We all know someone who has retired early. Every educator has all thought (or are thinking) about getting out as soon as we can. This does not need to be the case.
We love our careers, and we love working with our students. We believe in this profession and in public education. Educators need a reason to stay and keep our public education system moving forward. One way to retain us — substantial raises for all educators this year and meaningful efforts to ensure the well-being of our families and future.
The state of New Mexico has unprecedented resources to invest in education this year: $1.6 billion over what was spent last year, and the Legislature must use these funds to make significant investments in our public schools. There is no better return on investment than education, and we are counting on legislators to fight for positive changes for all educators and students across the state of New Mexico.
No public educational employee should work full-time and still qualify for public assistance; however, this is commonplace for many of our hardworking educators. This is not only short-sighted, bad public policy, but morally wrong.
New Mexico must address the low rate of pay for adjunct and part-time faculty. Like classified educators in K-12 settings, current pay for adjunct and part-time faculty is historically low and forces many qualified instructors out of the classroom.
Compensation for tenured faculty in New Mexico’s higher education community are also not enough to keep highly qualified educators in New Mexico. Recent Legislative testimony has indicated New Mexico struggles with keeping top-tier faculty who leave New Mexico institutions for neighboring states with higher pay.
We must stop the out-of-state exodus of quality educators at all levels.

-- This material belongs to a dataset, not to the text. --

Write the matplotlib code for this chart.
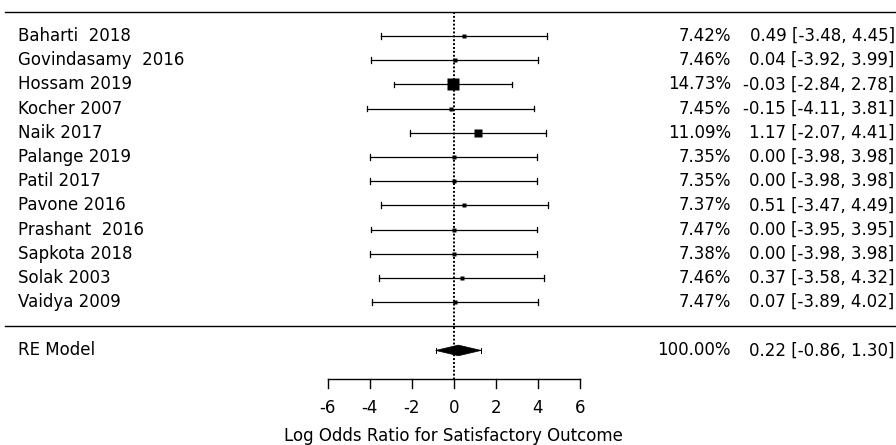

Keeping veteran educators in the classroom and lecture halls is not just about compensation. Every New Mexican wants to be able to provide for their family and have dignity in their later years.
New Mexico should help to contain the spiraling costs of healthcare by assuming a more aggressive approach to consolidating and leveraging their existing health care plans, which would result in a lowering of insurance costs to educators. Additionally, New Mexico should also assume a higher percentage of coverage for healthcare costs. Currently, the lowest-paid workers in our public schools pay a disproportionately high percentage of healthcare costs which impacts their ability to support their families.
Well-meaning raises provided by the New Mexico Legislature and local school districts should not be wholly consumed by out-of-control healthcare costs.
Finally, New Mexico should level-set the historic disparities between the State’s two pension funds. The educator retirement fund, covering a profession which has historically been dominated by women, has not been treated equitably. This has resulted in increases in contributions from educators, but not the State. This disparity takes more money out of the pockets of educators at all levels and all but erodes any well-intentioned raises. Utilized smartly, a well-funded retirement can be a powerful tool for not only recruitment, but critically, for retention of veteran educators.